Given information:
'''

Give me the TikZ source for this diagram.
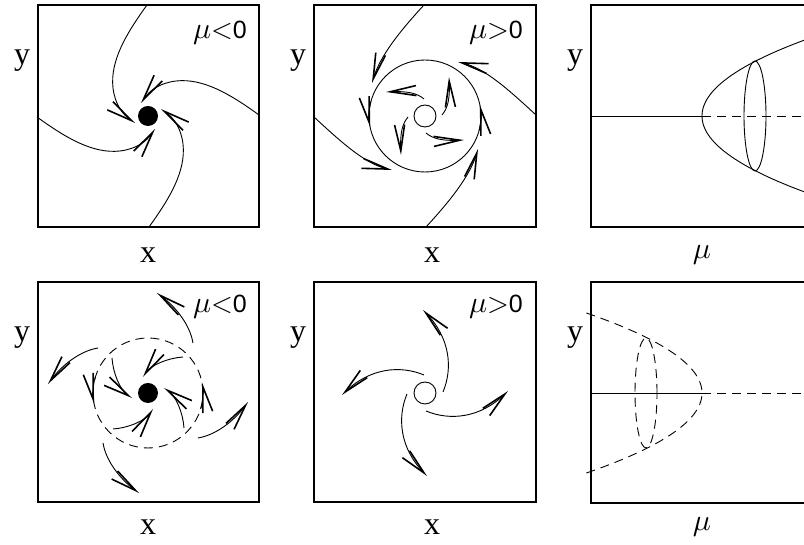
\documentclass[tikz,border=0pt]{standalone}
\usepackage{graphicx}
\usepackage{fontspec}
\setmainfont{Liberation Serif}
\newfontfamily\sansf{Liberation Sans}
\usetikzlibrary{arrows.meta}
\newcommand{\bigmu}{\scalebox{3}{$\mu$}}
\newcommand{\mulabel}[1]{\bigmu\scalebox{2.8}{$#1$}{\sansf\fontsize{25}{28}\selectfont 0}}
\begin{document}
\begin{tikzpicture}[x=1pt,y=1pt,
  frame/.style={line width=1.6pt},
  curve/.style={line width=0.9pt},
  flow/.style={line width=0.9pt, -{Straight Barb[length=26pt,width=10pt,line width=1.6pt]}},
  dsh/.style={line width=0.9pt, dash pattern=on 9pt off 6pt},
  lab/.style={font=\fontsize{32}{34}\selectfont, inner sep=0pt},
  mulab/.style={inner sep=0pt},
  fixdot/.style={circle, fill, inner sep=0pt, minimum size=20pt},
  opendot/.style={circle, draw, line width=0.9pt, inner sep=0pt, minimum size=22pt}]
\useasboundingbox (0,0) rectangle (804,545);
\clip (0,0) rectangle (804,545);

% ---------- Panel 1 ----------
\draw[frame] (38,318) rectangle (259,540);
\node[lab] (y1) at (22,484) {y};
\node[lab] (x1) at (148,290) {x};
\node[mulab] (m1) at (220,512) {\mulabel{<}};
\node[fixdot] (dot1) at (148,429) {};
\begin{scope}[shift={(148,429)}]
  \foreach \a in {0,90,180,270}
    \draw[flow, rotate=\a] (-1,111) .. controls (-22,82) and (-38,55) .. (-35,28) .. controls (-33,12) and (-26,2) .. (-13,-7);
\end{scope}

% ---------- Panel 2 ----------
\draw[frame] (314,318) rectangle (536,540);
\node[lab] (y2) at (298,484) {y};
\node[lab] (x2) at (432,290) {x};
\node[mulab] (m2) at (496,512) {\mulabel{>}};
\node[opendot] (o2) at (425,429) {};
\draw[curve] (o2.center) circle (56);
\begin{scope}[shift={(425,429)}]
  \foreach \a in {0,180} {
    \draw[flow, rotate=\a] (-1,111) .. controls (-25,85) and (-45,60) .. (-53,33);
    \draw[flow, rotate=\a] (111,1) .. controls (85,25) and (60,48) .. (33,54);
    \draw[flow, rotate=\a] (165:56) arc (165:191:56);
  }
  \foreach \a in {0,90,180,270}
    \draw[flow, rotate=\a] (17,1) .. controls (23,8) and (25,18) .. (24,39);
\end{scope}

% ---------- Panel 3 ----------
\draw[frame] (810,540) -- (591,540) -- (591,318) -- (810,318);
\node[lab] (y3) at (575,484) {y};
\node[mulab] (m3) at (702,290) {\bigmu};
\coordinate (v3) at (702,429);
\draw[curve] (591,429) -- (v3);
\draw[dsh] (v3) -- (804,429);
\draw[curve] plot[domain=-85:85, samples=81, smooth] ({702+(\x/7.5)^2}, {429+\x});
\draw[curve] (755,429) ellipse [x radius=11, y radius=55];

% ---------- Panel 4 ----------
\draw[frame] (38,43) rectangle (259,263);
\node[lab] (y4) at (22,207) {y};
\node[lab] (x4) at (148,18) {x};
\node[mulab] (m4) at (220,238) {\mulabel{<}};
\node[fixdot] (dot4) at (148,152) {};
\draw[dsh] (dot4.center) circle (55);
\begin{scope}[shift={(148,152)}]
  \foreach \a in {0,90,180,270} {
    \draw[flow, rotate=\a] (35,36) .. controls (20,35) and (3,28) .. (-5,16);
    \draw[flow, rotate=\a] (45,50) .. controls (42,68) and (28,86) .. (9,100);
  }
  \foreach \a in {0,180}
    \draw[flow, dsh, rotate=\a] (163:55) arc (163:191:55);
\end{scope}

% ---------- Panel 5 ----------
\draw[frame] (314,43) rectangle (536,263);
\node[lab] (y5) at (298,207) {y};
\node[lab] (x5) at (432,18) {x};
\node[mulab] (m5) at (496,238) {\mulabel{>}};
\node[opendot] (o5) at (425,152) {};
\begin{scope}[shift={(425,152)}]
  \foreach \a in {0,90,180,270}
    \draw[flow, rotate=\a] (18,1) .. controls (28,25) and (25,55) .. (-2,83);
\end{scope}

% ---------- Panel 6 ----------
\draw[frame] (810,263) -- (591,263) -- (591,42) -- (810,42);
\node[lab] (y6) at (575,207) {y};
\node[mulab] (m6) at (702,18) {\bigmu};
\coordinate (v6) at (702,152);
\draw[curve] (591,152) -- (v6);
\draw[dsh] (v6) -- (804,152);
\draw[dsh] plot[domain=-80:80, samples=81, smooth] ({702-(\x/7.44)^2}, {152+\x});
\draw[dsh] (646,152) ellipse [x radius=11, y radius=55];
\end{tikzpicture}
\end{document}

'''

Work to complete: Transcribe the full listing above exactly as it stands, minus the pictures.

The solution:
Give me the TikZ source for this diagram.
\documentclass[tikz,border=0pt]{standalone}
\usepackage{graphicx}
\usepackage{fontspec}
\setmainfont{Liberation Serif}
\newfontfamily\sansf{Liberation Sans}
\usetikzlibrary{arrows.meta}
\newcommand{\bigmu}{\scalebox{3}{$\mu$}}
\newcommand{\mulabel}[1]{\bigmu\scalebox{2.8}{$#1$}{\sansf\fontsize{25}{28}\selectfont 0}}
\begin{document}
\begin{tikzpicture}[x=1pt,y=1pt,
  frame/.style={line width=1.6pt},
  curve/.style={line width=0.9pt},
  flow/.style={line width=0.9pt, -{Straight Barb[length=26pt,width=10pt,line width=1.6pt]}},
  dsh/.style={line width=0.9pt, dash pattern=on 9pt off 6pt},
  lab/.style={font=\fontsize{32}{34}\selectfont, inner sep=0pt},
  mulab/.style={inner sep=0pt},
  fixdot/.style={circle, fill, inner sep=0pt, minimum size=20pt},
  opendot/.style={circle, draw, line width=0.9pt, inner sep=0pt, minimum size=22pt}]
\useasboundingbox (0,0) rectangle (804,545);
\clip (0,0) rectangle (804,545);

% ---------- Panel 1 ----------
\draw[frame] (38,318) rectangle (259,540);
\node[lab] (y1) at (22,484) {y};
\node[lab] (x1) at (148,290) {x};
\node[mulab] (m1) at (220,512) {\mulabel{<}};
\node[fixdot] (dot1) at (148,429) {};
\begin{scope}[shift={(148,429)}]
  \foreach \a in {0,90,180,270}
    \draw[flow, rotate=\a] (-1,111) .. controls (-22,82) and (-38,55) .. (-35,28) .. controls (-33,12) and (-26,2) .. (-13,-7);
\end{scope}

% ---------- Panel 2 ----------
\draw[frame] (314,318) rectangle (536,540);
\node[lab] (y2) at (298,484) {y};
\node[lab] (x2) at (432,290) {x};
\node[mulab] (m2) at (496,512) {\mulabel{>}};
\node[opendot] (o2) at (425,429) {};
\draw[curve] (o2.center) circle (56);
\begin{scope}[shift={(425,429)}]
  \foreach \a in {0,180} {
    \draw[flow, rotate=\a] (-1,111) .. controls (-25,85) and (-45,60) .. (-53,33);
    \draw[flow, rotate=\a] (111,1) .. controls (85,25) and (60,48) .. (33,54);
    \draw[flow, rotate=\a] (165:56) arc (165:191:56);
  }
  \foreach \a in {0,90,180,270}
    \draw[flow, rotate=\a] (17,1) .. controls (23,8) and (25,18) .. (24,39);
\end{scope}

% ---------- Panel 3 ----------
\draw[frame] (810,540) -- (591,540) -- (591,318) -- (810,318);
\node[lab] (y3) at (575,484) {y};
\node[mulab] (m3) at (702,290) {\bigmu};
\coordinate (v3) at (702,429);
\draw[curve] (591,429) -- (v3);
\draw[dsh] (v3) -- (804,429);
\draw[curve] plot[domain=-85:85, samples=81, smooth] ({702+(\x/7.5)^2}, {429+\x});
\draw[curve] (755,429) ellipse [x radius=11, y radius=55];

% ---------- Panel 4 ----------
\draw[frame] (38,43) rectangle (259,263);
\node[lab] (y4) at (22,207) {y};
\node[lab] (x4) at (148,18) {x};
\node[mulab] (m4) at (220,238) {\mulabel{<}};
\node[fixdot] (dot4) at (148,152) {};
\draw[dsh] (dot4.center) circle (55);
\begin{scope}[shift={(148,152)}]
  \foreach \a in {0,90,180,270} {
    \draw[flow, rotate=\a] (35,36) .. controls (20,35) and (3,28) .. (-5,16);
    \draw[flow, rotate=\a] (45,50) .. controls (42,68) and (28,86) .. (9,100);
  }
  \foreach \a in {0,180}
    \draw[flow, dsh, rotate=\a] (163:55) arc (163:191:55);
\end{scope}

% ---------- Panel 5 ----------
\draw[frame] (314,43) rectangle (536,263);
\node[lab] (y5) at (298,207) {y};
\node[lab] (x5) at (432,18) {x};
\node[mulab] (m5) at (496,238) {\mulabel{>}};
\node[opendot] (o5) at (425,152) {};
\begin{scope}[shift={(425,152)}]
  \foreach \a in {0,90,180,270}
    \draw[flow, rotate=\a] (18,1) .. controls (28,25) and (25,55) .. (-2,83);
\end{scope}

% ---------- Panel 6 ----------
\draw[frame] (810,263) -- (591,263) -- (591,42) -- (810,42);
\node[lab] (y6) at (575,207) {y};
\node[mulab] (m6) at (702,18) {\bigmu};
\coordinate (v6) at (702,152);
\draw[curve] (591,152) -- (v6);
\draw[dsh] (v6) -- (804,152);
\draw[dsh] plot[domain=-80:80, samples=81, smooth] ({702-(\x/7.44)^2}, {152+\x});
\draw[dsh] (646,152) ellipse [x radius=11, y radius=55];
\end{tikzpicture}
\end{document}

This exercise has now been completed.